■ **Required work**
Among the entries that follow, locate the line with "Emit a Python" and the line with "from bokeh.resources import INLINE". Output those lines and all lines in between, exactly, minus the pictures.

■ **Data provided**
################

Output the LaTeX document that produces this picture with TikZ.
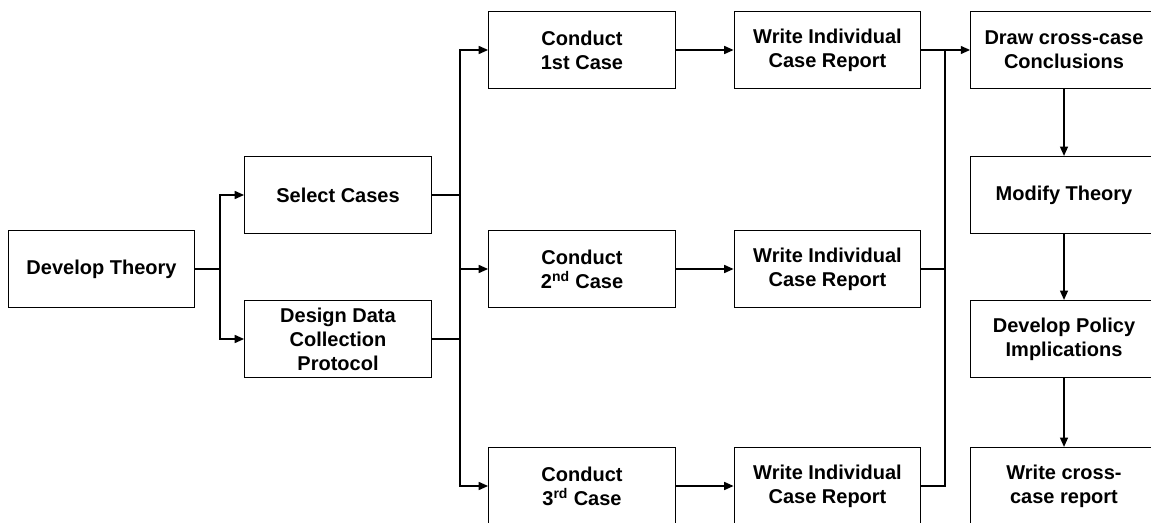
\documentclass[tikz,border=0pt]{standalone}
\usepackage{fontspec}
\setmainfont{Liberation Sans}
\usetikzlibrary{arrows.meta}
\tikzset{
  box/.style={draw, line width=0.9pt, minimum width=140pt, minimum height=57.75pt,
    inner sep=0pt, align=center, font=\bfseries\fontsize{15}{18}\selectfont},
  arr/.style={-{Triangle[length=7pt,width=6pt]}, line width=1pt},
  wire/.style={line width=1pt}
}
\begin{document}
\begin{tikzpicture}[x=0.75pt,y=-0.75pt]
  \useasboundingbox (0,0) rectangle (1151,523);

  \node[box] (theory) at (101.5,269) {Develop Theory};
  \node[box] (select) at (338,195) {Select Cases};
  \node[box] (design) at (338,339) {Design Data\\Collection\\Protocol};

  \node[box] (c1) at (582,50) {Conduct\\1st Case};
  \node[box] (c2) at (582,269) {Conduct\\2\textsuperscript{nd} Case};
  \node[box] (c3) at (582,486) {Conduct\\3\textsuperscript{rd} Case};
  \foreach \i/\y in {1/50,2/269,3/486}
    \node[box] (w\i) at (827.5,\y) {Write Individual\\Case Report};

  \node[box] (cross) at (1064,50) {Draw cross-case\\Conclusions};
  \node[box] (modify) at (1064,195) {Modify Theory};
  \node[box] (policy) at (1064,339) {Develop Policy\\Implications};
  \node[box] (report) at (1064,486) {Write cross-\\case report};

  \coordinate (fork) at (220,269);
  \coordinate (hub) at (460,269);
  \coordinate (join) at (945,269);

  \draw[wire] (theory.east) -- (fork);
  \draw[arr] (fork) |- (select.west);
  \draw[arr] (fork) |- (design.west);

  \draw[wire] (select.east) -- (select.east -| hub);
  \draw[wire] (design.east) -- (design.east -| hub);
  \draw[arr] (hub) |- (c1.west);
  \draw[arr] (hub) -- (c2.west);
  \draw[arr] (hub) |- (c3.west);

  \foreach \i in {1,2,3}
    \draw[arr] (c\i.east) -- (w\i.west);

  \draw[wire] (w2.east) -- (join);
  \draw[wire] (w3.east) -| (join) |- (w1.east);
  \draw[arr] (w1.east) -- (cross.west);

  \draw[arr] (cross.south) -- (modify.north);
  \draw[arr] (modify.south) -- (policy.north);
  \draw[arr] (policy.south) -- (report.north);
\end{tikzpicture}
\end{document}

################

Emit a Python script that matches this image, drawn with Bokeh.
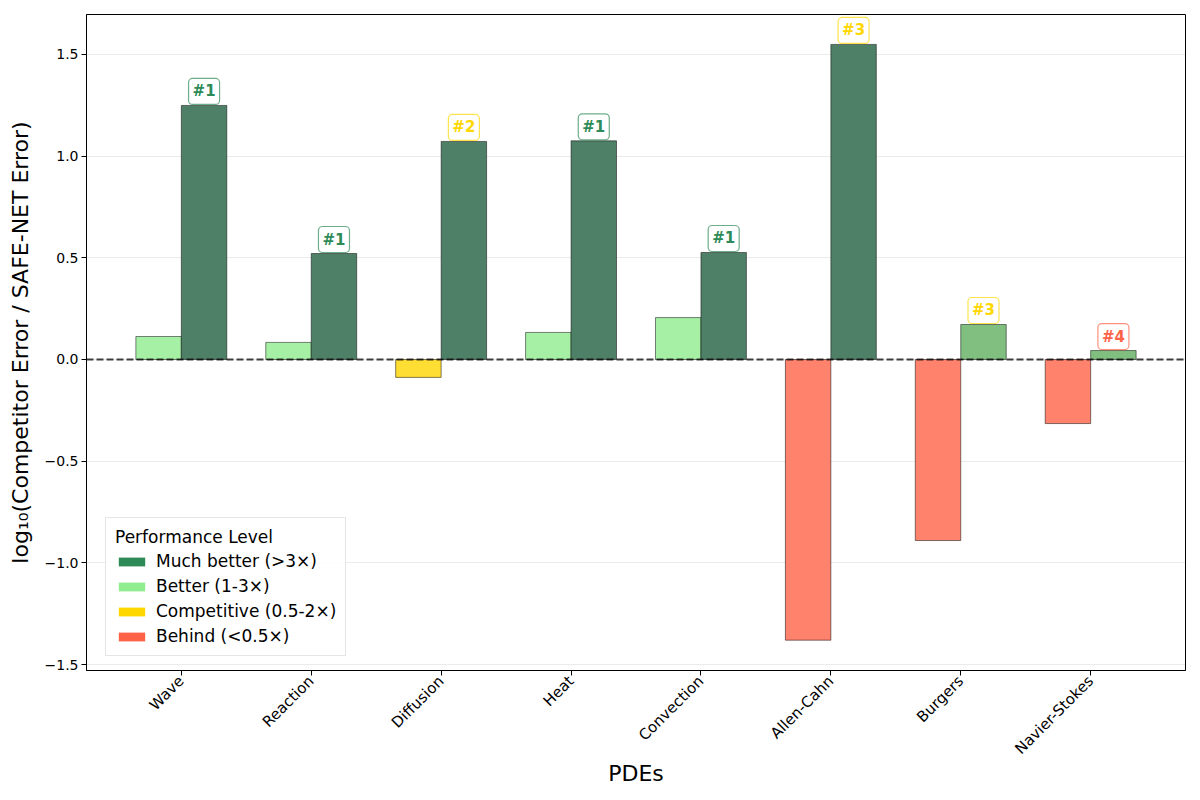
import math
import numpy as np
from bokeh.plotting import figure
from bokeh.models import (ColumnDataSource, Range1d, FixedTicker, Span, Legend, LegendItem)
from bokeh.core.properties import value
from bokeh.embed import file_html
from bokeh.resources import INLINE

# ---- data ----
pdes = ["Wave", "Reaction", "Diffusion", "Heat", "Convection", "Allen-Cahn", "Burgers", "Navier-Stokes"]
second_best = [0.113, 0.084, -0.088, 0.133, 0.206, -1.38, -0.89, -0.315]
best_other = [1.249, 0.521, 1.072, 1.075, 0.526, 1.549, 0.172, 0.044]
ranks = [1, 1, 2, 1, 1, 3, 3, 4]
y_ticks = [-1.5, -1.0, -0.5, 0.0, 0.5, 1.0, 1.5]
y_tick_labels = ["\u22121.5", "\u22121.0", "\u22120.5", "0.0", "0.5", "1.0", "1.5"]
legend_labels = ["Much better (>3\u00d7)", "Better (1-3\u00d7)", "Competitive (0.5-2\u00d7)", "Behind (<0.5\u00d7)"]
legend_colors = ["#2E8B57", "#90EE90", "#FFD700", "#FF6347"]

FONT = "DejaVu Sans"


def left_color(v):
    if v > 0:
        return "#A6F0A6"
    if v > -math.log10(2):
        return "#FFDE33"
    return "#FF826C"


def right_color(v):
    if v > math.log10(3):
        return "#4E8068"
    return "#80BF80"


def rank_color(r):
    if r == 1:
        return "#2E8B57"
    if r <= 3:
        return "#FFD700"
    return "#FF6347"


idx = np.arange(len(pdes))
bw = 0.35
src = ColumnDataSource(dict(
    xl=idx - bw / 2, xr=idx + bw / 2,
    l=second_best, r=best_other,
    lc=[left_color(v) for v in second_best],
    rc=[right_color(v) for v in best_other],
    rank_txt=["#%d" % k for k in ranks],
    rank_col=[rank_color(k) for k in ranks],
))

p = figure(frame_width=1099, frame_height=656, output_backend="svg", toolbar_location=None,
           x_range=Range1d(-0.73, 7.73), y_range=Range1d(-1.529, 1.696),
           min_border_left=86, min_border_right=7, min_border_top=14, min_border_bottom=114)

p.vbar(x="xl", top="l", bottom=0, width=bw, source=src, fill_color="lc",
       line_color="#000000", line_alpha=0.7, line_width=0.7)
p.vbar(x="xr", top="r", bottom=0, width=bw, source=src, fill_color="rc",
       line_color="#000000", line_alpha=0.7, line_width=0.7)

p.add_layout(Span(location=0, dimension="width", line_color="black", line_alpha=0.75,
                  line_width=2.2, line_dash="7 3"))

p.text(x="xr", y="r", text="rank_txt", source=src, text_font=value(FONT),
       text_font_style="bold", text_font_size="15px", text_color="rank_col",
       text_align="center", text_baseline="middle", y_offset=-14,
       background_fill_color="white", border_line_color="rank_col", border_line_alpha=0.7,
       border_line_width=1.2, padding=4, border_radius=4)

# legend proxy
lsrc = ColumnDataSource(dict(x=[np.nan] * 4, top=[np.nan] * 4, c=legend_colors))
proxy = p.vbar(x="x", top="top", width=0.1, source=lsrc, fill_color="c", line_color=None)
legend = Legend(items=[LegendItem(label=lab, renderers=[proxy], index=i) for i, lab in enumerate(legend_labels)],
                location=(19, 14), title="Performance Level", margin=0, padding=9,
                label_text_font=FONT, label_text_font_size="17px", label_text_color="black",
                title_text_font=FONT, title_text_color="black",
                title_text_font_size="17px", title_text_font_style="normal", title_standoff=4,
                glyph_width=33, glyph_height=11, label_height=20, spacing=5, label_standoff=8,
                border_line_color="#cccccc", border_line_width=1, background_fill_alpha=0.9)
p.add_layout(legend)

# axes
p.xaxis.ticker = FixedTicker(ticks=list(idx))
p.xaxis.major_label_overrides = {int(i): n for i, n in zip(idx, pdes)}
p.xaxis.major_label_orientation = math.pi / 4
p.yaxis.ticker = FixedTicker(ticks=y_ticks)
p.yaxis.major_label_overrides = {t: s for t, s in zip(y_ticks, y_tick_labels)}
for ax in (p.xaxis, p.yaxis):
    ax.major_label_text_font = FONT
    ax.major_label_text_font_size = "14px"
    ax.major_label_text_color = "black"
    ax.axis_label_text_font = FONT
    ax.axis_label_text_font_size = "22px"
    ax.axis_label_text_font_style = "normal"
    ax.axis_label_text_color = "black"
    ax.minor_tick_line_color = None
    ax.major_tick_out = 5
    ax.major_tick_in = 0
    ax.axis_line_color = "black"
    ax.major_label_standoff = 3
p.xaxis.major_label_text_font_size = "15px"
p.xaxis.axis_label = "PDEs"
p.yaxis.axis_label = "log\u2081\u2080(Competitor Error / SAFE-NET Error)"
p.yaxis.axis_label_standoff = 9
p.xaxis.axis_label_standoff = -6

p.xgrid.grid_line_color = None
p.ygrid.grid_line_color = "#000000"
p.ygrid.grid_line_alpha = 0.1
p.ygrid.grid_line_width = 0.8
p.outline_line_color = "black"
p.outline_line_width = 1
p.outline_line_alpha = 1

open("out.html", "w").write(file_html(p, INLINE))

################

■ **Task response**
Emit a Python script that matches this image, drawn with Bokeh.
import math
import numpy as np
from bokeh.plotting import figure
from bokeh.models import (ColumnDataSource, Range1d, FixedTicker, Span, Legend, LegendItem)
from bokeh.core.properties import value
from bokeh.embed import file_html
from bokeh.resources import INLINE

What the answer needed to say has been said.